La question qui se pose est la suivante : le logement peut se régler automatiquement et je ne suis qu’un consommateur de ces usages qui sont préparés, préfabriqués par des automatismes ou bien c’est moi qui « commande » et à certains moments c’est moi qui décide. Par exemple en été, même si le soleil est fort et chauffe les vitrages, j’ai envie d’avoir de la lumière. C’est moi qui décide si les volets sont ouverts. Je dois pouvoir déroger facilement aux automatismes et aux scénarios pensés pour moi.
Ainsi, ce développement des automatismes n’est viable du moins dans l’habitat que si je garde le choix, le pouvoir, sans me faire manipuler tout le temps, sans tomber dans l’esclavage des automatismes. C’est intéressant d’être un occupant-usager mais non un usager-esclave. Garder le pouvoir sur la machine et lui donner la main quand cela est intéressant de mon point de vue. Par exemple, en mon absence qu’il y ait des automatismes qui gèrent mon logement notamment avec des protections solaires pour que lorsque je rentre le soir celui-ci soit le plus rafraîchi possible. Il y a un intérêt de confort que j’approuve la plupart du temps sauf si j’ai décidé que ma maison avec des volets fermés peut attirer des cambrioleurs. A ce moment-là, je dois reprendre la direction des automatismes et les changer facilement. Facilement dans le sens ou l’action est intuitive et immédiate sans tomber dans une difficulté qui me contraindrait à abandonner mon pouvoir et donc mes désirs.
Prenons l’exemple du monde de l’automobile où l’innovation dans la connectivité est omniprésente et bien tournée vers l’usager, son confort, sa sécurité : Régulateur de vitesse, GPS, système ESP pour les virages (Electro-Stabilisation Programmée) conduite automatique dans le futur. Comment résister tant les avantages nous sont utiles ? Libre à nous de rouler sans régulateur de vitesse sur l’autoroute et sans GPS ! Libre à nous de reprendre la main et d’avoir du plaisir à conduire. Au fond, contrairement à ce que nous pourrions penser en termes de diminution des libertés, ce sont d’autres formes de libertés qui s’offrent à nous.

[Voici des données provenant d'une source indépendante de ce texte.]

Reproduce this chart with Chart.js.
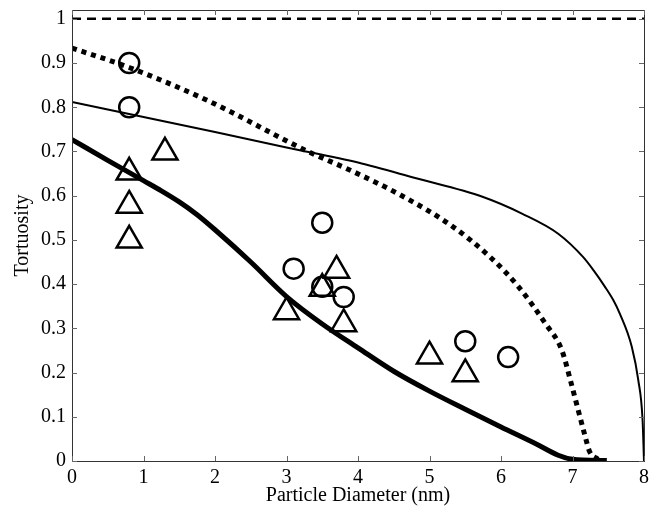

Que cela soit l’automobile ou le bâtiment, l’humain est le premier concerné. Les libertés des uns ne sont pas celles des autres. Les individus sont de plus en plus libres dans leur mode de penser et de vie, surtout pour des lieux si personnels que sont l’habitat et l’automobile. Comment voulez-vous imposer un diktat de solutions techniques pour l’habitat (ou les bureaux) à une population très diverse : jeunes, moins jeunes, personnes âgées, connectées, moins connectées, avec des sensations de confort différentes, de sécurité différente, … C’est le sur-mesure des usagers et le sur-mesure des automatismes !
L’informatique, au sens du software a des capacités d’évolution infinies et de plus sans surcoût réel, ce qui nous fait dire que les services vont être offerts à un surcoût minimal, un surcoût infime.
Dès lors, il est tentant d’ajouter au sur-mesure des automatismes, un sur-mesure des espaces du bâtiment. Il s’agit d’autoriser plusieurs usages (multi-usages) modifiables rapidement dans le temps ou jouant sur la destination des pièces, sur la flexibilité des cloisons de façon à les faire évoluer en fonction de la vie et des envies des usagers : confort de vie, récupération d’une chambre d’enfant pour agrandir son salon, ... Ainsi, la flexibilité des automatismes devra entraîner sans doute la flexibilité du bâtiment et ce qui était immeuble et immobile devra devenir mobile afin de s’adapter à nos modes de vie si différents et variés.
Ainsi, la flexibilité du bâtiment prendra une dimension nouvelle et retrouvera toute son actualité.